昨日の怒りもさめやらぬうちに、こんな記事を見た。

内田樹の研究室 2012.6.26
韓国の教育事情はどうなっているんだろう
http://blog.tatsuru.com/2012/06/26_0945.php

そうそう。ずいぶん前から私が感じていたこと。むか~し(多分今世紀初頭に)書いたものに加筆して本サイトに挙げたのはずいぶん前だった。

60点主義は大変危険な思想(2010-01-25)

最近、なぜかこのページのアクセスが急増しているのだが、それは違うところに原因があることはそのページのコメントとして書いておいた。

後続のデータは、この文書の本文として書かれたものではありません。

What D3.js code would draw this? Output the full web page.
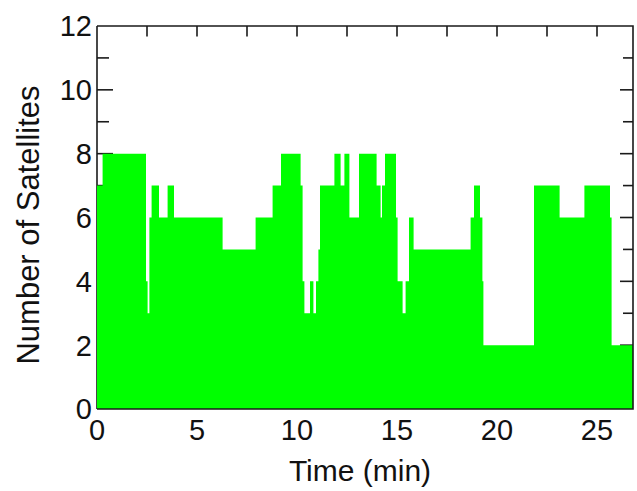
<!DOCTYPE html>
<html>
<head>
<meta charset="utf-8">
<script src="https://cdn.jsdelivr.net/npm/d3@7"></script>
<style>
  html, body { margin: 0; padding: 0; background: #fff; }
  svg text { font-family: Arial, "Liberation Sans", sans-serif; fill: #111; }
</style>
</head>
<body>
<svg id="chart" width="637" height="491"></svg>
<script>
// satellite count per time segment (start of segment, minutes)
var startMin = [0, 0.28, 2.45, 2.53, 2.62, 2.73, 3.10, 3.53, 3.85, 6.28, 7.93,
    8.78, 9.20, 10.18, 10.28, 10.37, 10.65, 10.82, 10.95, 11.07, 11.15, 11.87,
    12.18, 12.37, 12.62, 13.10, 13.98, 14.18, 14.25, 14.40, 14.95, 15.03, 15.28,
    15.43, 15.60, 15.83, 18.68, 18.85, 19.15, 19.27, 19.32, 21.85, 23.13, 24.37,
    25.65, 25.73];
var satCount = [7, 8, 4, 3, 6, 7, 6, 7, 6, 5, 6,
    7, 8, 7, 4, 3, 4, 3, 4, 5, 7, 8,
    7, 8, 6, 8, 7, 6, 7, 8, 6, 4, 3,
    4, 6, 5, 6, 7, 6, 4, 2, 7, 6, 7,
    6, 2];
var endMin = 26.8;

var xLabels = [0, 5, 10, 15, 20, 25];
var xMinor = [2.5, 7.5, 12.5, 17.5, 22.5];
var yLabels = [0, 2, 4, 6, 8, 10, 12];
var yMinor = [1, 3, 5, 7, 9, 11];

(function () {
    var pLeft = 97, pRight = 633, pTop = 26, pBottom = 409;

    var svg = d3.select("#chart");
    var x = d3.scaleLinear().domain([0, endMin]).range([pLeft, pRight]);
    var y = d3.scaleLinear().domain([0, 12]).range([pBottom, pTop]);

    var ink = "#1a1a1a";

    // left / right ticks
    function yTicks(vals, lenL, lenR) {
        vals.forEach(function (v) {
            svg.append("line").attr("x1", pLeft).attr("x2", pLeft + lenL)
                .attr("y1", y(v)).attr("y2", y(v))
                .attr("stroke", ink).attr("stroke-width", 1.6);
            svg.append("line").attr("x1", pRight).attr("x2", pRight - lenR)
                .attr("y1", y(v)).attr("y2", y(v))
                .attr("stroke", ink).attr("stroke-width", 1.6);
        });
    }
    yTicks(yLabels.slice(1, -1), 16, 13);
    yTicks(yMinor, 12, 10);

    // top / bottom ticks
    xLabels.concat(xMinor).forEach(function (v) {
        if (v === 0) return;
        svg.append("line").attr("x1", x(v)).attr("x2", x(v))
            .attr("y1", pTop).attr("y2", pTop + 10.5)
            .attr("stroke", ink).attr("stroke-width", 1.6);
        svg.append("line").attr("x1", x(v)).attr("x2", x(v))
            .attr("y1", pBottom).attr("y2", pBottom - 10.5)
            .attr("stroke", ink).attr("stroke-width", 1.6);
    });

    // left axis line (under the fill)
    svg.append("line").attr("x1", pLeft).attr("x2", pLeft)
        .attr("y1", pTop).attr("y2", pBottom)
        .attr("stroke", ink).attr("stroke-width", 1.6);

    // step area
    var pts = startMin.map(function (t, i) { return [t, satCount[i]]; });
    pts.push([endMin, satCount[satCount.length - 1]]);

    var area = d3.area()
        .curve(d3.curveStepAfter)
        .x(function (d) { return x(d[0]); })
        .y0(y(0))
        .y1(function (d) { return y(d[1]); });

    svg.append("path").datum(pts)
        .attr("d", area)
        .attr("fill", "#00ff00");

    // frame: top, right, bottom
    svg.append("path")
        .attr("d", "M" + pLeft + "," + pTop + "H" + pRight + "V" + pBottom + "H" + pLeft)
        .attr("fill", "none").attr("stroke", ink).attr("stroke-width", 1.6);

    // tick labels
    svg.selectAll(".ylab").data(yLabels).enter().append("text")
        .attr("x", 92).attr("y", function (d) { return y(d); })
        .attr("dy", "0.36em")
        .attr("text-anchor", "end")
        .style("font-size", "29px")
        .text(function (d) { return d; });

    svg.selectAll(".xlab").data(xLabels).enter().append("text")
        .attr("x", function (d) { return x(d); }).attr("y", 440)
        .attr("text-anchor", "middle")
        .style("font-size", "29px")
        .text(function (d) { return d; });

    // axis titles
    svg.append("text")
        .attr("x", 360).attr("y", 481)
        .attr("text-anchor", "middle")
        .style("font-size", "30px")
        .text("Time (min)");

    svg.append("text")
        .attr("transform", "translate(39,225) rotate(-90)")
        .attr("text-anchor", "middle")
        .style("font-size", "31px")
        .text("Number of Satellites");
})();
</script>
</body>
</html>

内田氏は私が感じていたことを、その原因まで含めてしっかり分析している。その通りだと思う。
一言でいえば

   経済合理性

である。昨日の怒りも結局「金、金、金」じゃんか、ということ。まったく根は同一だ。

私は日夜、ほとんど「腕づく」でこれと立ち向かっている。もちろん学生の評判はすこぶる悪く、うちの研究室でない3年次以上の学生はほとんど私の講義に来ないし、ゼミ生でも来ないやつがいて、常に破門の危機にある。

でもこっちがすべきことは変わらないし、それに取り組む姿勢も変わらない。